Webseite: https://www.leoninedistribution.com/filme/162210/der-junge-hauptling-winnetou.html

Deutschland 2022
Regie: Mike Marzuk
Buch: Mike Marzuk, Gesa Scheibner
Darsteller: Mika Ullritz, Milo Haaf, Lola Linnéa Padotzke, Mehmet Kurtulus

Länge: 103 Minuten
Verleih: Leonine
Kinostart: 11. August 2022

FILMKRITIK:

Der junge Winnetou möchte sich vor seinem Vater beweisen, aber als er nachts auf das Lager aufpasst und den Pferdedieb Tom stellt, gehen dennoch alle Vorräte für den Winter in Flammen auf. Winnetous Vater ist enttäuscht, aber der junge Häuptling in spe möchte es wieder gut machen. Zusammen mit Tom, der ihm versprochen hat, jemanden zu kennen, der etwas weiß, will er die Büffel finden, die in diesem Jahr nicht dort sind, wo die Apachen sie immer finden – und ohne die Büffel sieht der Stamm einem harten Winter entgegen.

Wahrscheinlich hätte der Film einige Probleme umschiffen können, wenn man auf Animation gesetzt hätte. So jedoch hat man eine sehr unzeitgemäße Besetzung: Weiße spielen Indianer (und selbst der Begriff ist mittlerweile schon anrüchig). Nun wird man hierzulande wahrscheinlich auch nur wenige amerikanische Ureinwohner im Kindesalter finden, an der grundsätzlichen Problematik ändert das nichts – und das umso mehr, da die grundsätzlich Empörten sich umso lieber dann entrüsten, wenn sie kulturelle Aneignung wittern. Dass das Vermengen von Kulturen und das Übernehmen von Eigenheiten der Verständigung dient und der Wertschätzung entspringt, interessiert da kaum. Das Spannendste an diesem Film ist darum wohl auch die Frage, wie die Eltern im nächsten Fasching ihren Kindern erklären wollen, dass sie sich nicht als Indianer verkleiden dürfen.

Wahr ist aber natürlich auch, dass man mittlerweile eine gewisse Authentizität bei Besetzungen gewohnt ist und die auch durchaus erwartet. Wenn man dann den türkischstämmigen Schauspieler Mehmet Kurtulus als Häuptling der Apachen sieht, ist das befremdlich und erinnert an amerikanische Entgleisungen vergangener Zeiten, als der farbige Woody Strode einen Ureinwohner in „Zwei ritten zusammen“ aus dem Jahr 1961 spielte. Schlimmer noch: Man fühlt sich an die aus heutiger Sicht noch peinlichere Szene mit den Indianern in Mel Brooks „Der wilde, wilde Westen“ erinnert. Aber das waren eben zumindest noch andere Zeiten.
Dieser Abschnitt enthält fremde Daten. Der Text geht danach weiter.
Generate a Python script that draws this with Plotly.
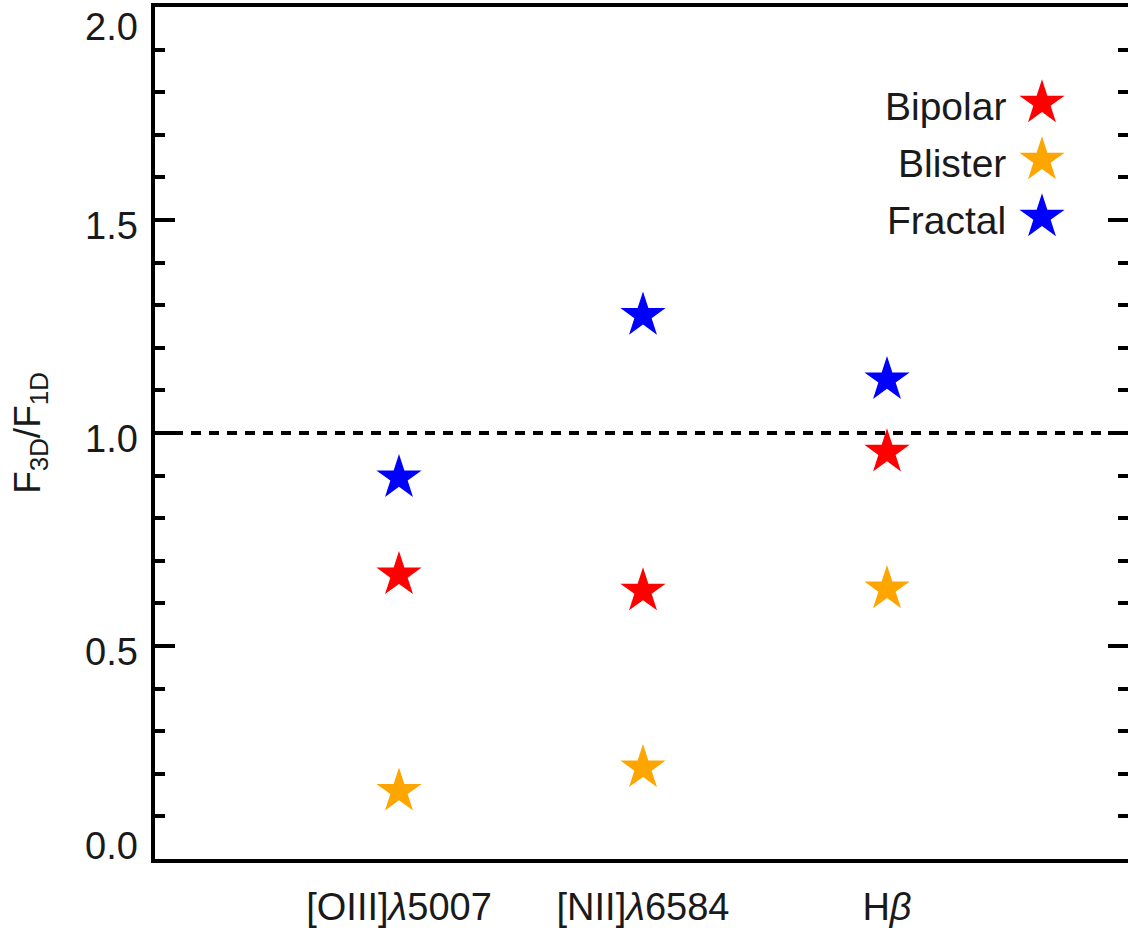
import plotly.graph_objects as go

# ---- data ----
lines = ["[OIII]<i>λ</i>5007", "[NII]<i>λ</i>6584", "H<i>β</i>"]
line_pos = [1, 2, 3]
series_names = ["Bipolar", "Blister", "Fractal"]
bipolar = [0.667, 0.629, 0.955]
blister = [0.159, 0.214, 0.634]
fractal = [0.895, 1.276, 1.125]
series_colors = ["#FF0000", "#FFA500", "#0000FF"]
ytick_vals = [0.0, 0.5, 1.0, 1.5, 2.0]
ytick_text = ["0.0", "0.5", "1.0", "1.5", "2.0"]
reference_level = 1.0

FONT = "Liberation Sans, Arial, Helvetica, sans-serif"
TXT = "#1a1a1a"

W, H = 1128, 938
ML, MT, MB = 155, 7, 79
plot_w = W - ML
px_per_unit = 244.0

fig = go.Figure()

for name, vals, col in zip(series_names, [bipolar, blister, fractal], series_colors):
    fig.add_trace(go.Scatter(
        x=line_pos, y=vals, mode="markers", name=name,
        marker=dict(symbol="star", size=34, color=col, line=dict(width=0)),
        showlegend=False, xaxis="x", yaxis="y",
    ))

# legend keys (stars on right, text on left) on a hidden overlay axis
leg_x = 0.9116
leg_y = [0.8873, 0.8204, 0.7535]
fig.add_trace(go.Scatter(
    x=[leg_x] * 3, y=leg_y, mode="markers",
    marker=dict(symbol="star", size=34, color=series_colors, line=dict(width=0)),
    showlegend=False, xaxis="x2", yaxis="y3", hoverinfo="skip",
))
for name, yy in zip(series_names, leg_y):
    fig.add_annotation(x=leg_x, y=yy, xref="x2", yref="y3", text=name,
                       showarrow=False, xanchor="right", yanchor="middle",
                       xshift=-34, yshift=-3,
                       font=dict(family=FONT, size=39, color=TXT))

# y tick labels (ends nudged inward as in the reference)
shifts = {0.0: 13, 0.5: -6, 1.0: -6, 1.5: -6, 2.0: -20}
for v, t in zip(ytick_vals, ytick_text):
    fig.add_annotation(x=0, y=v, xref="paper", yref="y", text=t, showarrow=False,
                       xanchor="right", yanchor="middle", xshift=-15, yshift=shifts[v],
                       font=dict(family=FONT, size=38, color=TXT))

fig.add_hline(y=reference_level, line=dict(color="black", width=4, dash="10px,8px"), layer="above")

fig.update_layout(
    width=W, height=H,
    margin=dict(l=ML, r=0, t=MT, b=MB, autoexpand=False),
    paper_bgcolor="white", plot_bgcolor="white",
    showlegend=False,
    font=dict(family=FONT, color=TXT),
    xaxis=dict(
        range=[0, plot_w / px_per_unit], tickvals=line_pos, ticktext=lines,
        showline=True, linewidth=4, linecolor="black", mirror=True,
        ticks="", showgrid=False, zeroline=False,
        tickfont=dict(family=FONT, size=38, color=TXT),
        ticklabelstandoff=11,
    ),
    yaxis=dict(
        range=[0, 2.0], tickvals=ytick_vals, showticklabels=False,
        showline=True, linewidth=4, linecolor="black", mirror=False,
        ticks="inside", ticklen=20, tickwidth=4, tickcolor="black",
        minor=dict(dtick=0.1, ticks="inside", ticklen=10, tickwidth=4, tickcolor="black"),
        showgrid=False, zeroline=False,
        title=dict(text="F<sub>3D</sub>/F<sub>1D</sub>", standoff=100,
                   font=dict(family=FONT, size=37, color=TXT)),
    ),
    yaxis2=dict(
        range=[0, 2.0], overlaying="y", side="right", anchor="x",
        tickvals=ytick_vals, showticklabels=False, showline=False,
        ticks="inside", ticklen=20, tickwidth=4, tickcolor="black",
        minor=dict(dtick=0.1, ticks="inside", ticklen=10, tickwidth=4, tickcolor="black"),
        showgrid=False, zeroline=False,
    ),
    xaxis2=dict(range=[0, 1], overlaying="x", visible=False, anchor="y3"),
    yaxis3=dict(range=[0, 1], overlaying="y", visible=False, anchor="x2"),
)

# dummy trace so yaxis2 draws its ticks
fig.add_trace(go.Scatter(x=[None], y=[None], xaxis="x", yaxis="y2", showlegend=False, hoverinfo="skip"))

fig.write_html("out.html")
Schafft man es, all das außer Acht zu lassen, ist „Der junge Häuptling Winnetou“ dennoch ein schwacher Film, dessen Humor auch bei den kleinsten Zuschauern kaum verfängt, der ansonsten aber so streng nach Baukastenprinzip gestaltet ist, dass sich hier keinerlei origineller Gedanke findet – schon gar nicht, wenn man den später skalpierten Sam Hawkins hier als Kind schön nervig gestaltet.

Optisch will der Film auch nicht zu den alten Karl-May-Verfilmungen passen. Damals wurde in Kroatien gedreht, dieser Film nun im spanischen Almeria, in dem in den 1960er und 1970er Jahren vor allem Italo-Western gedreht wurden.

Alles in allem ein schwacher Film, weil er für Kinder zu wenig bietet, und die Erwachsenen erst gar nicht abholt. Er sitzt zwischen allen Stühlen, hätte aber theoretisch ein großes Publikum ansprechen müssen.